Court of Appeals of Kentucky
Oct 29, 1954
272 S.W.2d 460 (Ky. Ct. App. 1954)

Opinion

October 29, 1954.

Appeal from the Mason Circuit Court, Silas Jacobs, J.

M.C. Redwine, Jr., Redwine Redwine, Winchester, D. Bernard Coughlin, Maysville, for appellant.

M. Hargett, Maysville, for appellees.


This action attacks the validity of an ordinance of the City of Maysville, enacted in 1953, by the terms of which that municipality imposed an annual license fee of $35 on any resident, transient or itinerant person, firm or corporation engaging in the occupation or profession of commercial photography, or any business related thereto in whole or part, within the corporate limits. The ordinance also imposed an additional license fee of $25 per day on each "outside solicitor or salesperson" and further required an indemnity bond of $1000 of each person, firm or corporation before so engaging in the business above described.

Whether the ordinance can be enforced against the photographers, solicitors, and employees of appellant, Olan Mills, Inc., a Tennessee corporation, is the single issue involved in this appeal.
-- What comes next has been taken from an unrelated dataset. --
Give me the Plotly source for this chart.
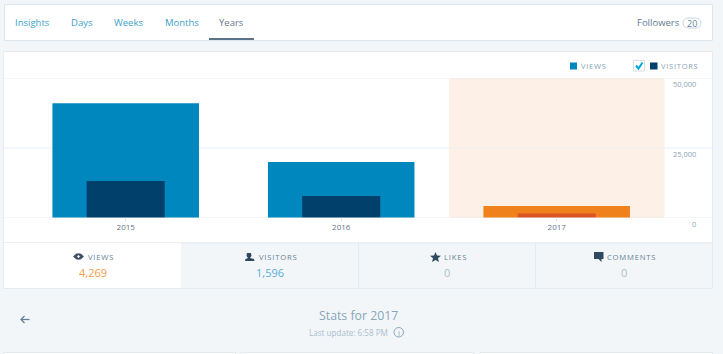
import plotly.graph_objects as go

W, H = 723, 354
years = ["2015", "2016", "2017"]
views = [41000, 20000, 4269]
visitors = [13200, 7900, 1596]
views_colors = ["#0087be", "#0087be", "#f0821e"]
visitors_colors = ["#00406b", "#00406b", "#dc5424"]
y_ticks = [0, 25000, 50000]
y_labels = ["0", "25,000", "50,000"]
tabs = [("Insights", 32, "#3d9fca"), ("Days", 81.5, "#3d9fca"), ("Weeks", 128.5, "#3d9fca"),
        ("Months", 181.5, "#3d9fca"), ("Years", 231.5, "#66788a")]
stat_labels = [("VIEWS", 100.5), ("VISITORS", 277.5), ("LIKES", 454.5), ("COMMENTS", 631)]
stat_values = [("4,269", 92.5, "#f59a48"), ("1,596", 270, "#55b0d8"), ("0", 446.5, "#a8bece"), ("0", 623.5, "#a8bece")]

FONT = "Open Sans"
L, R, T, B = 4, 713, 78, 218
BAND = 215.5
LEFT_CENTER = 125.7
GRID = "#e9eff3"


def fx(x):
    return (x - L) / (R - L)


def fy(y):
    return (B - y) / (B - T)


def rect(x0, y0, x1, y1, fill, line=None, layer="below"):
    return dict(type="rect", xref="paper", yref="paper", x0=fx(x0), x1=fx(x1), y0=fy(y1), y1=fy(y0),
                fillcolor=fill, line=dict(color=line or fill, width=1 if line else 0), layer=layer)


def path(points, fill, close=True, width=0, color=None):
    d = "M " + " L ".join(f"{fx(a):.5f},{fy(b):.5f}" for a, b in points) + (" Z" if close else "")
    return dict(type="path", xref="paper", yref="paper", path=d, fillcolor=fill if close else "rgba(0,0,0,0)",
                line=dict(color=color or fill, width=width), layer="above")


def label(text, x, y, size, color, anchor="center"):
    return dict(text=text, xref="paper", yref="paper", x=fx(x), y=fy(y), xanchor=anchor, yanchor="middle",
                showarrow=False, font=dict(family=FONT, size=size, color=color))


def spaced(s):
    return "\u200a".join(s)


fig = go.Figure()
fig.add_bar(x=years, y=views, width=0.68, marker=dict(color=views_colors, line_width=0), name="Views", hoverinfo="skip")
fig.add_bar(x=years, y=visitors, width=0.362, marker=dict(color=visitors_colors, line_width=0), name="Visitors", hoverinfo="skip")

shapes = [
    rect(4.5, 4.5, 712.5, 40.5, "#ffffff", "#dde6ec"),
    rect(209, 38, 254, 40, "#5a7388", layer="above"),
    rect(3.5, 51.5, 712.5, 243, "#ffffff", "#e4ebf0"),
    rect(3.5, 243, 712.5, 288.5, "#f3f6f8", "#e4ebf0"),
    rect(4, 243, 181, 288, "#ffffff"),
    rect(358, 243, 359, 288, "#e4ebf0"),
    rect(535, 243, 536, 288, "#e4ebf0"),
    rect(4, 352.5, 235.5, 360, "#ffffff", "#e4ebf0"),
    rect(241, 352.5, 474, 360, "#ffffff", "#e4ebf0"),
    rect(480, 352.5, 712.5, 360, "#ffffff", "#e4ebf0"),
    dict(type="rect", xref="x", yref="paper", x0=1.5, x1=2.5, y0=0, y1=1, fillcolor="#fdf0e7", line_width=0, layer="below"),
    rect(570, 62.5, 577, 69.5, "#0087be", layer="above"),
    rect(650, 62.5, 657.5, 69.5, "#00406b", layer="above"),
    rect(633.5, 60.5, 644.5, 71, "#ffffff", "#d5e0e8", layer="above"),
    path([(636, 65.5), (638.5, 68.5), (642.5, 62.5)], "#00aadc", close=False, width=2, color="#00aadc"),
    path([(73, 256.5), (76, 253.8), (78.5, 253.2), (81, 253.8), (84, 256.5), (81, 259.2), (78.5, 259.8), (76, 259.2)], "#3d5266"),
    path([(77, 256.5), (78.5, 255), (80, 256.5), (78.5, 258)], "#ffffff"),
    path([(247, 253), (251, 253), (251.5, 256), (250, 258), (254, 259), (254.5, 261), (245, 261), (245.5, 259), (248, 258), (246.5, 256)], "#2f4a60"),
    path([(435.5, 252), (437, 255.5), (441, 255.8), (438, 258.2), (439, 262), (435.5, 260), (432, 262), (433, 258.2), (430, 255.8), (434, 255.5)], "#2f4a60"),
    path([(594, 252), (603.5, 252), (603.5, 259), (601.5, 259), (601.5, 262), (598.5, 259), (594, 259)], "#2f4a60"),
    path([(21, 319.5), (29.5, 319.5)], "#5f7d95", close=False, width=1.2, color="#5f7d95"),
    path([(24.5, 316), (21, 319.5), (24.5, 323)], "#5f7d95", close=False, width=1.2, color="#5f7d95"),
    dict(type="path", xref="paper", yref="paper",
         path=f"M {fx(689)},{fy(18)} L {fx(695)},{fy(18)} Q {fx(701)},{fy(18)} {fx(701)},{fy(23)} Q {fx(701)},{fy(28)} {fx(695)},{fy(28)} "
              f"L {fx(689)},{fy(28)} Q {fx(683)},{fy(28)} {fx(683)},{fy(23)} Q {fx(683)},{fy(18)} {fx(689)},{fy(18)} Z",
         fillcolor="#ffffff", line=dict(color="#c8d7e1", width=1), layer="above"),
    dict(type="circle", xref="paper", yref="paper", x0=fx(394), x1=fx(403.5), y0=fy(337), y1=fy(327.5),
         line=dict(color="#87a6bc", width=1), fillcolor="rgba(0,0,0,0)", layer="above"),
]
shapes += [dict(type="line", xref="paper", yref="y", x0=0, x1=1, y0=v, y1=v,
                line=dict(color=GRID, width=1), layer="above" if v == 0 else "below") for v in y_ticks]

annotations = [label(t, x, 22.5, 9.5, c) for t, x, c in tabs]
annotations += [
    label("Followers", 658, 22.5, 9.5, "#5f7d95"),
    label("20", 692, 23, 9, "#668299"),
    label(spaced("VIEWS"), 593.2, 66, 7.5, "#8aa3b5"),
    label(spaced("VISITORS"), 679.5, 66, 7.5, "#8aa3b5"),
    label("Stats for 2017", 358, 315, 12.3, "#87a6bc"),
    label("Last update: 6:58 PM", 348.5, 332.5, 8.1, "#a8bece"),
    label("i", 398.8, 332.3, 8, "#87a6bc"),
]
annotations += [label(spaced(t), x, 257, 7.7, "#668299") for t, x in stat_labels]
annotations += [label(t, x, 272.5, 11, c) for t, x, c in stat_values]
annotations += [dict(text=t, xref="paper", yref="y", x=fx(698), y=v, xanchor="right", yanchor="middle", yshift=-6,
                     showarrow=False, font=dict(family=FONT, size=7.5, color="#8aa3b5"))
                for v, t in zip(y_ticks, y_labels)]

x_start = -0.5 - (LEFT_CENTER - BAND / 2 - L) / BAND

fig.update_layout(
    width=W, height=H, autosize=False, barmode="overlay", showlegend=False,
    margin=dict(l=L, r=W - R, t=T, b=H - B, pad=0),
    paper_bgcolor="#f3f6f8", plot_bgcolor="rgba(0,0,0,0)",
    font=dict(family=FONT),
    shapes=shapes, annotations=annotations,
    xaxis=dict(type="category", range=[x_start, x_start + (R - L) / BAND],
               showgrid=False, ticks="outside", ticklen=2, tickcolor="#d5e0e8", showline=False,
               tickfont=dict(size=8, color="#5f7488"), zeroline=False, fixedrange=True, ticklabelstandoff=-1),
    yaxis=dict(range=[0, 50000], tickvals=y_ticks, showticklabels=False, showgrid=False,
               zeroline=False, showline=False, ticks="", fixedrange=True),
)

fig.write_html("out.html", config=dict(displayModeBar=False, responsive=False),
               post_script="document.body.style.margin='0';document.body.style.overflow='hidden';")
It was claimed below that the ordinance imposes an undue and discriminatory burden upon interstate commerce in violation of Article I, Section 8, Clause 3 of the Constitution of the United States, commonly known as the "commerce clause," and is therefore unenforceable as to appellant, a nonresident corporation doing business in Kentucky. The chancellor refused the injunctive relief sought by appellant against appellee to enjoin the enforcement of the ordinance against it and its employees.

The facts in this case, except as to the cities where the business in controversy was undertaken to be carried on, are identical with those set forth in detail in Olan Mills, Inc., v. City of Elizabethtown, etc., Ky., 269 S.W.2d 201, and Cordell v. Commonwealth, Ky., 254 S.W.2d 484, and reference is made to these two cases for the factual background applicable to the case at bar.

In the opinion handed down in the City of Elizabethtown case this Court declared, and set forth the reasons why, the tax attempted to be enforced there, which is the same kind of tax involved in this appeal, cannot be imposed upon a nonresident, the reason being that it is a regulation of, and a burden upon, interstate commerce which is prohibited by the commerce clause of the Federal Constitution.

The City of Elizabethtown case fully discusses and decides the question before us and we deem it unnecessary to repeat here what was written there, and on the authority of that case we conclude appellant was entitled to the injunctive relief it sought.

Wherefore, the judgment is reversed with directions that it be set aside and a new one entered declaring the ordinance void to the extent that it applies to appellant and any nonresident person, firm or corporation engaged in interstate commerce in the City of Maysville.

CAMMACK, J., dissenting.


Summaries of

OLAN MILLS, INC. v. CITY OF MAYSVILLE

Court of Appeals of Kentucky
Oct 29, 1954
272 S.W.2d 460 (Ky. Ct. App. 1954)
Case details for

OLAN MILLS, INC. v. CITY OF MAYSVILLE

Case Details

Full title:OLAN MILLS, Inc., a Tennessee Corporation, Appellant, v. CITY OF…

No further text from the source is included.